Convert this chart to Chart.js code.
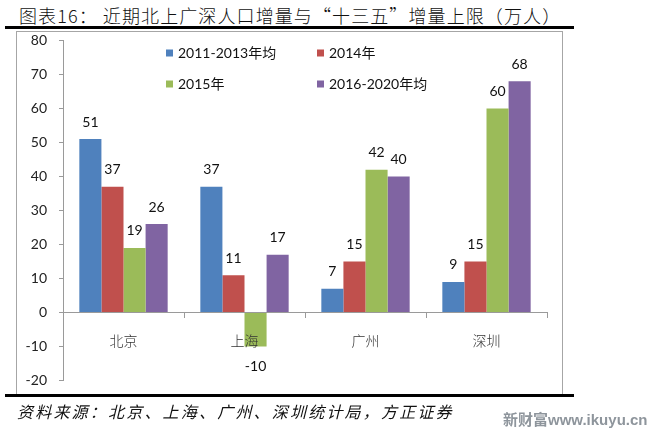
<!DOCTYPE html>
<html>
<head>
<meta charset="utf-8">
<script src="https://cdn.jsdelivr.net/npm/chart.js@4"></script>
<style>
  html,body{margin:0;padding:0;background:#fff;}
  body{width:660px;height:432px;position:relative;overflow:hidden;font-family:"Noto Sans CJK SC",sans-serif;}
  #titulo{position:absolute;left:19px;top:2px;font-size:18px;letter-spacing:1.1px;font-weight:300;color:#111;white-space:nowrap;}
  .linha{position:absolute;left:5px;width:569px;height:3px;background:#000;}
  #caixa{position:absolute;left:16px;top:31px;width:545px;height:363px;border:1px solid #a6a6a6;border-bottom:none;}
  #grafico{position:absolute;left:17px;top:20px;}
  #fonte{position:absolute;left:17px;top:399px;font-size:16px;letter-spacing:2.2px;font-style:italic;color:#111;white-space:nowrap;}
  #marca{position:absolute;left:503px;top:408px;font-family:"Liberation Sans",Arial,"Noto Sans CJK SC",sans-serif;font-weight:bold;font-size:15px;color:#8e959c;white-space:nowrap;}
</style>
</head>
<body>
<div id="titulo">图表16： 近期北上广深人口增量与“十三五”增量上限（万人）</div>
<div class="linha" style="top:26px"></div>
<div id="caixa"></div>
<canvas id="grafico" width="545" height="381"></canvas>
<div class="linha" style="top:394px"></div>
<div id="fonte">资料来源：北京、上海、广州、深圳统计局，方正证券</div>
<div id="marca">新财富www.ikuyu.cn</div>
<script>
// dados
const cidades = ['北京', '上海', '广州', '深圳'];
const series = ['2011-2013年均', '2014年', '2015年', '2016-2020年均'];
const media2011a2013 = [51, 37, 7, 9];
const ano2014 = [37, 11, 15, 15];
const ano2015 = [19, -10, 42, 60];
const media2016a2020 = [26, 17, 40, 68];
const yTicks = [-20, -10, 0, 10, 20, 30, 40, 50, 60, 70, 80];
const cores = ['#4f81bd', '#c0504d', '#9bbb59', '#8064a2'];

const fonteNum = "14px Lato, 'Noto Sans CJK SC', sans-serif";

// rótulos de valor acima/abaixo das barras
const rotulosPlugin = {
    id: 'rotulos',
    afterDatasetsDraw(chart){
        const ctx = chart.ctx;
        ctx.save();
        ctx.font = fonteNum;
        ctx.fillStyle = '#111';
        ctx.textAlign = 'center';
        ctx.textBaseline = 'middle';
        chart.data.datasets.forEach((ds, i) => {
            chart.getDatasetMeta(i).data.forEach((bar, j) => {
                const v = ds.data[j];
                const y = v >= 0 ? bar.y - 17 : bar.y + 20;
                ctx.fillText(String(v), bar.x, y);
            });
        });
        ctx.restore();
    }
};

// legenda em duas colunas, como no original
const legendaPlugin = {
    id: 'legenda2col',
    afterDraw(chart){
        const ctx = chart.ctx;
        const slots = [[149, 33], [300, 33], [149, 64], [300, 64]];
        ctx.save();
        ctx.font = fonteNum;
        ctx.textBaseline = 'middle';
        ctx.textAlign = 'left';
        chart.data.datasets.forEach((ds, i) => {
            const [x, y] = slots[i];
            ctx.fillStyle = ds.backgroundColor;
            ctx.fillRect(x, y - 3.5, 7, 7);
            ctx.fillStyle = '#111';
            ctx.fillText(ds.label, x + 12, y);
        });
        ctx.restore();
    }
};

const valores = [media2011a2013, ano2014, ano2015, media2016a2020];

new Chart(document.getElementById('grafico').getContext('2d'), {
    type: 'bar',
    data: {
        labels: cidades,
        datasets: series.map((nome, i) => ({
            label: nome,
            data: valores[i],
            backgroundColor: cores[i],
            borderWidth: 0,
            categoryPercentage: 0.73,
            barPercentage: 1
        }))
    },
    options: {
        responsive: false,
        animation: false,
        layout: {padding: {left: 0, right: 15, top: 9, bottom: 14}},
        plugins: {legend: {display: false}, tooltip: {enabled: false}},
        scales: {
            x: {
                position: {y: 0},
                offset: true,
                grid: {offset: true, drawOnChartArea: false, drawTicks: true, tickLength: 5, color: '#9a9a9a'},
                border: {display: true, color: '#9a9a9a'},
                // nomes das cidades por cima das barras, como no Excel
                ticks: {z: 1, padding: 15, color: '#333', font: {family: "'Noto Sans CJK SC'", size: 14, weight: '300'}}
            },
            y: {
                min: -20,
                max: 80,
                afterFit(s){ s.width = 46; },
                afterBuildTicks(s){ s.ticks = yTicks.map(v => ({value: v})); },
                grid: {drawOnChartArea: false, drawTicks: true, tickLength: 4, color: '#9a9a9a'},
                border: {display: true, color: '#9a9a9a'},
                ticks: {padding: 12, color: '#222', font: {family: 'Lato', size: 14}}
            }
        }
    },
    plugins: [rotulosPlugin, legendaPlugin]
});
</script>
</body>
</html>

> **THE EXERCISE**: Print the data above verbatim from the first line through the line holding "Lato, 'Noto Sans", leaving every picture out.

> **ANSWER TO THE TASK**:
Convert this chart to Chart.js code.
<!DOCTYPE html>
<html>
<head>
<meta charset="utf-8">
<script src="https://cdn.jsdelivr.net/npm/chart.js@4"></script>
<style>
  html,body{margin:0;padding:0;background:#fff;}
  body{width:660px;height:432px;position:relative;overflow:hidden;font-family:"Noto Sans CJK SC",sans-serif;}
  #titulo{position:absolute;left:19px;top:2px;font-size:18px;letter-spacing:1.1px;font-weight:300;color:#111;white-space:nowrap;}
  .linha{position:absolute;left:5px;width:569px;height:3px;background:#000;}
  #caixa{position:absolute;left:16px;top:31px;width:545px;height:363px;border:1px solid #a6a6a6;border-bottom:none;}
  #grafico{position:absolute;left:17px;top:20px;}
  #fonte{position:absolute;left:17px;top:399px;font-size:16px;letter-spacing:2.2px;font-style:italic;color:#111;white-space:nowrap;}
  #marca{position:absolute;left:503px;top:408px;font-family:"Liberation Sans",Arial,"Noto Sans CJK SC",sans-serif;font-weight:bold;font-size:15px;color:#8e959c;white-space:nowrap;}
</style>
</head>
<body>
<div id="titulo">图表16： 近期北上广深人口增量与“十三五”增量上限（万人）</div>
<div class="linha" style="top:26px"></div>
<div id="caixa"></div>
<canvas id="grafico" width="545" height="381"></canvas>
<div class="linha" style="top:394px"></div>
<div id="fonte">资料来源：北京、上海、广州、深圳统计局，方正证券</div>
<div id="marca">新财富www.ikuyu.cn</div>
<script>
// dados
const cidades = ['北京', '上海', '广州', '深圳'];
const series = ['2011-2013年均', '2014年', '2015年', '2016-2020年均'];
const media2011a2013 = [51, 37, 7, 9];
const ano2014 = [37, 11, 15, 15];
const ano2015 = [19, -10, 42, 60];
const media2016a2020 = [26, 17, 40, 68];
const yTicks = [-20, -10, 0, 10, 20, 30, 40, 50, 60, 70, 80];
const cores = ['#4f81bd', '#c0504d', '#9bbb59', '#8064a2'];

const fonteNum = "14px Lato, 'Noto Sans CJK SC', sans-serif";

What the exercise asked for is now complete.